Task goal – Print the entries in full, word for word, but not the pictures.

Source code of charts:
########################################

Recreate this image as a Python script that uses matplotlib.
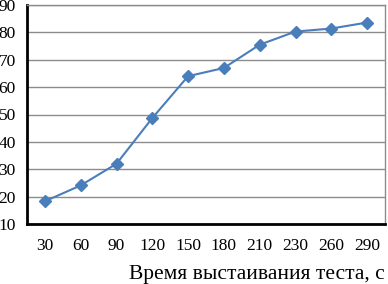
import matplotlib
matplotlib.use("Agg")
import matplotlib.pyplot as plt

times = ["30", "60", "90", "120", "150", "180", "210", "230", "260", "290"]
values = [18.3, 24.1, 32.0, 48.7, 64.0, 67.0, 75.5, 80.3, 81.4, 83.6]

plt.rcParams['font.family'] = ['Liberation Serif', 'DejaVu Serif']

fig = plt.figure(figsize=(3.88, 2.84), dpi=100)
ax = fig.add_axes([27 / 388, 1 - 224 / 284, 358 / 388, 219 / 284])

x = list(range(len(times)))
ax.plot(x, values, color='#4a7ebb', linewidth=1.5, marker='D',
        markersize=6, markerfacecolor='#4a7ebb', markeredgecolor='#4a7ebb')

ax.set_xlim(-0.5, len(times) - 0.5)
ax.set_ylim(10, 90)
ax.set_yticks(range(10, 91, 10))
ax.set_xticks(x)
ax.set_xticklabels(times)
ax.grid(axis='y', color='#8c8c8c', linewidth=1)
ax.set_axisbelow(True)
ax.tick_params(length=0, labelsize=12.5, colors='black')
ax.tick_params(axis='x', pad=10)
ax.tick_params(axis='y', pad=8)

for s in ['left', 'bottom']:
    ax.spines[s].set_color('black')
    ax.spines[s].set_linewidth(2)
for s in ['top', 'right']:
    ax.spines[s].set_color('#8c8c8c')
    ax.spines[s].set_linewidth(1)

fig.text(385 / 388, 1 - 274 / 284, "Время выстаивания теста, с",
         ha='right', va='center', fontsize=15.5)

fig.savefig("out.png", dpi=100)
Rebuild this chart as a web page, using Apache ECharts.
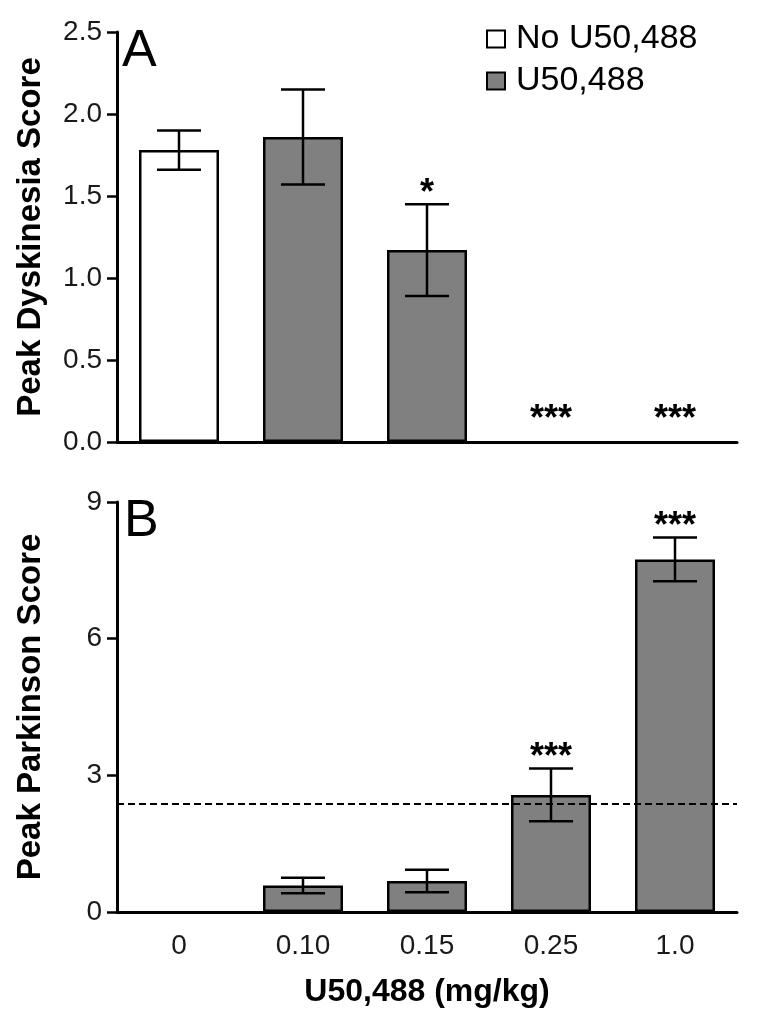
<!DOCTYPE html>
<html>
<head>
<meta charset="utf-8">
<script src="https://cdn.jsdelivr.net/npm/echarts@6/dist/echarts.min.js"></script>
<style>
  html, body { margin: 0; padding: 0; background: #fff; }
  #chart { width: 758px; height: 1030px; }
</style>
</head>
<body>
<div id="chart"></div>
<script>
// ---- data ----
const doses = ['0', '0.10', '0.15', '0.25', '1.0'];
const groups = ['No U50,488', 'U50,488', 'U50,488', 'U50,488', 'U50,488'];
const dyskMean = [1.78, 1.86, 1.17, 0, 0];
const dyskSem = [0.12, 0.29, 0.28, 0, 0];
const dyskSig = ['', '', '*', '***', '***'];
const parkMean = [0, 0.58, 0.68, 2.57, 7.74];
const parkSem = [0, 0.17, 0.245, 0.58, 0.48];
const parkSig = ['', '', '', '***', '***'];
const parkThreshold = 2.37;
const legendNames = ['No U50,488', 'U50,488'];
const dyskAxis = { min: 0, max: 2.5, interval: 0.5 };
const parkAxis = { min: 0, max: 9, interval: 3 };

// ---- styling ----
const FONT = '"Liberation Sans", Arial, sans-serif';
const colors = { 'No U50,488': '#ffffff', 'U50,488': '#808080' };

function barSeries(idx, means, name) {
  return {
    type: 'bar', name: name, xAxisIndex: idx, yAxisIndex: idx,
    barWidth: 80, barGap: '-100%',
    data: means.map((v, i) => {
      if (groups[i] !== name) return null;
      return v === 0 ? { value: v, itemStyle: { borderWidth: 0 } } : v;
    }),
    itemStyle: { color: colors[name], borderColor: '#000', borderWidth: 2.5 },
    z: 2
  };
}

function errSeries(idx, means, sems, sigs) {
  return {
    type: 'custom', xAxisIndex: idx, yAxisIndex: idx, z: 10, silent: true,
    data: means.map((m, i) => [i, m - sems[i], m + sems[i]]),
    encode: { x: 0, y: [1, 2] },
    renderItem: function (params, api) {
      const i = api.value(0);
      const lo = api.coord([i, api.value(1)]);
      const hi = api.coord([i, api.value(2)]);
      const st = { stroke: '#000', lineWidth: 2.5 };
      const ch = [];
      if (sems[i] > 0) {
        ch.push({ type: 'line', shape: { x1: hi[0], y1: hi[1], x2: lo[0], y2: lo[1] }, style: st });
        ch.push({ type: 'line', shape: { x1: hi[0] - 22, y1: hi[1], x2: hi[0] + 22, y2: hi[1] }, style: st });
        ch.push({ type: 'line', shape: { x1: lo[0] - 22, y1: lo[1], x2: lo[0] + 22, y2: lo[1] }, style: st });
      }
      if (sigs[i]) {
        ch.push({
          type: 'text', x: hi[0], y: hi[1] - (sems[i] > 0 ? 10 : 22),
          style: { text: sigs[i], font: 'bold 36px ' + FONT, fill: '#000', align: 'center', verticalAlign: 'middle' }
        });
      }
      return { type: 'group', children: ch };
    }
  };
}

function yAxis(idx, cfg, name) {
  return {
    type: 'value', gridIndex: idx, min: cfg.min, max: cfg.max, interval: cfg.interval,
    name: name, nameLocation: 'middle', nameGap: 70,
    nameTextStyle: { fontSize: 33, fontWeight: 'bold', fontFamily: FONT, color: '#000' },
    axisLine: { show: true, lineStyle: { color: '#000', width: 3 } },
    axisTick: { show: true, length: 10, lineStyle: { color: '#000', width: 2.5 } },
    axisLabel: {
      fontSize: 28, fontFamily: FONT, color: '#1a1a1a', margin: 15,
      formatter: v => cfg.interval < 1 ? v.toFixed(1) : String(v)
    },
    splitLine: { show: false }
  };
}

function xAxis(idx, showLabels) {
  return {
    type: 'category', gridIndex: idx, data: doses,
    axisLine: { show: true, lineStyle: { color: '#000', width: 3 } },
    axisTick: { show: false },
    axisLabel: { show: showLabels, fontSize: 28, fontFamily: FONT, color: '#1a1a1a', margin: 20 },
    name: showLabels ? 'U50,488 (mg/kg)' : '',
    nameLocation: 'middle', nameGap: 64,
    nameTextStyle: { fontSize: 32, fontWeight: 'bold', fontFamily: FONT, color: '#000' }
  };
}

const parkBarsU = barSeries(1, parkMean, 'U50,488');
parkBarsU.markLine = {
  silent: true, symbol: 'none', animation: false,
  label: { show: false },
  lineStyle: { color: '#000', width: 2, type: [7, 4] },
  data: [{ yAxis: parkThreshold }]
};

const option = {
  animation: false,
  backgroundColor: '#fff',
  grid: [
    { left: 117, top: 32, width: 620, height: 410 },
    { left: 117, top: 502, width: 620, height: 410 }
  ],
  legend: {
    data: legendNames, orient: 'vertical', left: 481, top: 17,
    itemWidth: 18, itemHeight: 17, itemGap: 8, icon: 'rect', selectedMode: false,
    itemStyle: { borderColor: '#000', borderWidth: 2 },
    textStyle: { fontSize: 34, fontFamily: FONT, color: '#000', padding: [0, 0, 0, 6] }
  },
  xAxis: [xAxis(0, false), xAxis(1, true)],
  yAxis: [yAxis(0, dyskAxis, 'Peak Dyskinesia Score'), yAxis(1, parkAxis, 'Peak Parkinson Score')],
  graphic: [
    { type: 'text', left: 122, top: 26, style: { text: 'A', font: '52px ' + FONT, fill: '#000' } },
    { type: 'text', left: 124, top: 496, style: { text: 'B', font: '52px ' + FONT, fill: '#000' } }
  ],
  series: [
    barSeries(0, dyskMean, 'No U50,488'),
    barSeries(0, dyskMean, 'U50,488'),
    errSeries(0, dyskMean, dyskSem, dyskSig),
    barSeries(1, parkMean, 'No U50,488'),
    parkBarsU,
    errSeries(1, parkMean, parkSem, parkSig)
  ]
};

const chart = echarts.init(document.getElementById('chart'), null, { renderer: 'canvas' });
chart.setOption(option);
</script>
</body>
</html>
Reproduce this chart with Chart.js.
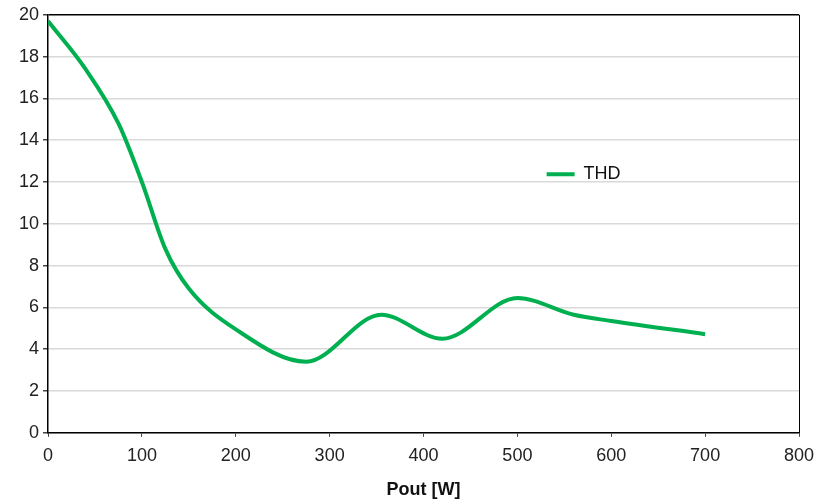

########################################

Result below –
Recreate this image as a Python script that uses matplotlib.
import matplotlib
matplotlib.use("Agg")
import matplotlib.pyplot as plt

times = ["30", "60", "90", "120", "150", "180", "210", "230", "260", "290"]
values = [18.3, 24.1, 32.0, 48.7, 64.0, 67.0, 75.5, 80.3, 81.4, 83.6]

plt.rcParams['font.family'] = ['Liberation Serif', 'DejaVu Serif']

fig = plt.figure(figsize=(3.88, 2.84), dpi=100)
ax = fig.add_axes([27 / 388, 1 - 224 / 284, 358 / 388, 219 / 284])

x = list(range(len(times)))
ax.plot(x, values, color='#4a7ebb', linewidth=1.5, marker='D',
        markersize=6, markerfacecolor='#4a7ebb', markeredgecolor='#4a7ebb')

ax.set_xlim(-0.5, len(times) - 0.5)
ax.set_ylim(10, 90)
ax.set_yticks(range(10, 91, 10))
ax.set_xticks(x)
ax.set_xticklabels(times)
ax.grid(axis='y', color='#8c8c8c', linewidth=1)
ax.set_axisbelow(True)
ax.tick_params(length=0, labelsize=12.5, colors='black')
ax.tick_params(axis='x', pad=10)
ax.tick_params(axis='y', pad=8)

for s in ['left', 'bottom']:
    ax.spines[s].set_color('black')
    ax.spines[s].set_linewidth(2)
for s in ['top', 'right']:
    ax.spines[s].set_color('#8c8c8c')
    ax.spines[s].set_linewidth(1)

fig.text(385 / 388, 1 - 274 / 284, "Время выстаивания теста, с",
         ha='right', va='center', fontsize=15.5)

fig.savefig("out.png", dpi=100)
Rebuild this chart as a web page, using Apache ECharts.
<!DOCTYPE html>
<html>
<head>
<meta charset="utf-8">
<script src="https://cdn.jsdelivr.net/npm/echarts@6/dist/echarts.min.js"></script>
<style>
  html, body { margin: 0; padding: 0; background: #fff; }
  #chart { width: 758px; height: 1030px; }
</style>
</head>
<body>
<div id="chart"></div>
<script>
// ---- data ----
const doses = ['0', '0.10', '0.15', '0.25', '1.0'];
const groups = ['No U50,488', 'U50,488', 'U50,488', 'U50,488', 'U50,488'];
const dyskMean = [1.78, 1.86, 1.17, 0, 0];
const dyskSem = [0.12, 0.29, 0.28, 0, 0];
const dyskSig = ['', '', '*', '***', '***'];
const parkMean = [0, 0.58, 0.68, 2.57, 7.74];
const parkSem = [0, 0.17, 0.245, 0.58, 0.48];
const parkSig = ['', '', '', '***', '***'];
const parkThreshold = 2.37;
const legendNames = ['No U50,488', 'U50,488'];
const dyskAxis = { min: 0, max: 2.5, interval: 0.5 };
const parkAxis = { min: 0, max: 9, interval: 3 };

// ---- styling ----
const FONT = '"Liberation Sans", Arial, sans-serif';
const colors = { 'No U50,488': '#ffffff', 'U50,488': '#808080' };

function barSeries(idx, means, name) {
  return {
    type: 'bar', name: name, xAxisIndex: idx, yAxisIndex: idx,
    barWidth: 80, barGap: '-100%',
    data: means.map((v, i) => {
      if (groups[i] !== name) return null;
      return v === 0 ? { value: v, itemStyle: { borderWidth: 0 } } : v;
    }),
    itemStyle: { color: colors[name], borderColor: '#000', borderWidth: 2.5 },
    z: 2
  };
}

function errSeries(idx, means, sems, sigs) {
  return {
    type: 'custom', xAxisIndex: idx, yAxisIndex: idx, z: 10, silent: true,
    data: means.map((m, i) => [i, m - sems[i], m + sems[i]]),
    encode: { x: 0, y: [1, 2] },
    renderItem: function (params, api) {
      const i = api.value(0);
      const lo = api.coord([i, api.value(1)]);
      const hi = api.coord([i, api.value(2)]);
      const st = { stroke: '#000', lineWidth: 2.5 };
      const ch = [];
      if (sems[i] > 0) {
        ch.push({ type: 'line', shape: { x1: hi[0], y1: hi[1], x2: lo[0], y2: lo[1] }, style: st });
        ch.push({ type: 'line', shape: { x1: hi[0] - 22, y1: hi[1], x2: hi[0] + 22, y2: hi[1] }, style: st });
        ch.push({ type: 'line', shape: { x1: lo[0] - 22, y1: lo[1], x2: lo[0] + 22, y2: lo[1] }, style: st });
      }
      if (sigs[i]) {
        ch.push({
          type: 'text', x: hi[0], y: hi[1] - (sems[i] > 0 ? 10 : 22),
          style: { text: sigs[i], font: 'bold 36px ' + FONT, fill: '#000', align: 'center', verticalAlign: 'middle' }
        });
      }
      return { type: 'group', children: ch };
    }
  };
}

function yAxis(idx, cfg, name) {
  return {
    type: 'value', gridIndex: idx, min: cfg.min, max: cfg.max, interval: cfg.interval,
    name: name, nameLocation: 'middle', nameGap: 70,
    nameTextStyle: { fontSize: 33, fontWeight: 'bold', fontFamily: FONT, color: '#000' },
    axisLine: { show: true, lineStyle: { color: '#000', width: 3 } },
    axisTick: { show: true, length: 10, lineStyle: { color: '#000', width: 2.5 } },
    axisLabel: {
      fontSize: 28, fontFamily: FONT, color: '#1a1a1a', margin: 15,
      formatter: v => cfg.interval < 1 ? v.toFixed(1) : String(v)
    },
    splitLine: { show: false }
  };
}

function xAxis(idx, showLabels) {
  return {
    type: 'category', gridIndex: idx, data: doses,
    axisLine: { show: true, lineStyle: { color: '#000', width: 3 } },
    axisTick: { show: false },
    axisLabel: { show: showLabels, fontSize: 28, fontFamily: FONT, color: '#1a1a1a', margin: 20 },
    name: showLabels ? 'U50,488 (mg/kg)' : '',
    nameLocation: 'middle', nameGap: 64,
    nameTextStyle: { fontSize: 32, fontWeight: 'bold', fontFamily: FONT, color: '#000' }
  };
}

const parkBarsU = barSeries(1, parkMean, 'U50,488');
parkBarsU.markLine = {
  silent: true, symbol: 'none', animation: false,
  label: { show: false },
  lineStyle: { color: '#000', width: 2, type: [7, 4] },
  data: [{ yAxis: parkThreshold }]
};

const option = {
  animation: false,
  backgroundColor: '#fff',
  grid: [
    { left: 117, top: 32, width: 620, height: 410 },
    { left: 117, top: 502, width: 620, height: 410 }
  ],
  legend: {
    data: legendNames, orient: 'vertical', left: 481, top: 17,
    itemWidth: 18, itemHeight: 17, itemGap: 8, icon: 'rect', selectedMode: false,
    itemStyle: { borderColor: '#000', borderWidth: 2 },
    textStyle: { fontSize: 34, fontFamily: FONT, color: '#000', padding: [0, 0, 0, 6] }
  },
  xAxis: [xAxis(0, false), xAxis(1, true)],
  yAxis: [yAxis(0, dyskAxis, 'Peak Dyskinesia Score'), yAxis(1, parkAxis, 'Peak Parkinson Score')],
  graphic: [
    { type: 'text', left: 122, top: 26, style: { text: 'A', font: '52px ' + FONT, fill: '#000' } },
    { type: 'text', left: 124, top: 496, style: { text: 'B', font: '52px ' + FONT, fill: '#000' } }
  ],
  series: [
    barSeries(0, dyskMean, 'No U50,488'),
    barSeries(0, dyskMean, 'U50,488'),
    errSeries(0, dyskMean, dyskSem, dyskSig),
    barSeries(1, parkMean, 'No U50,488'),
    parkBarsU,
    errSeries(1, parkMean, parkSem, parkSig)
  ]
};

const chart = echarts.init(document.getElementById('chart'), null, { renderer: 'canvas' });
chart.setOption(option);
</script>
</body>
</html>
Reproduce this chart with Chart.js.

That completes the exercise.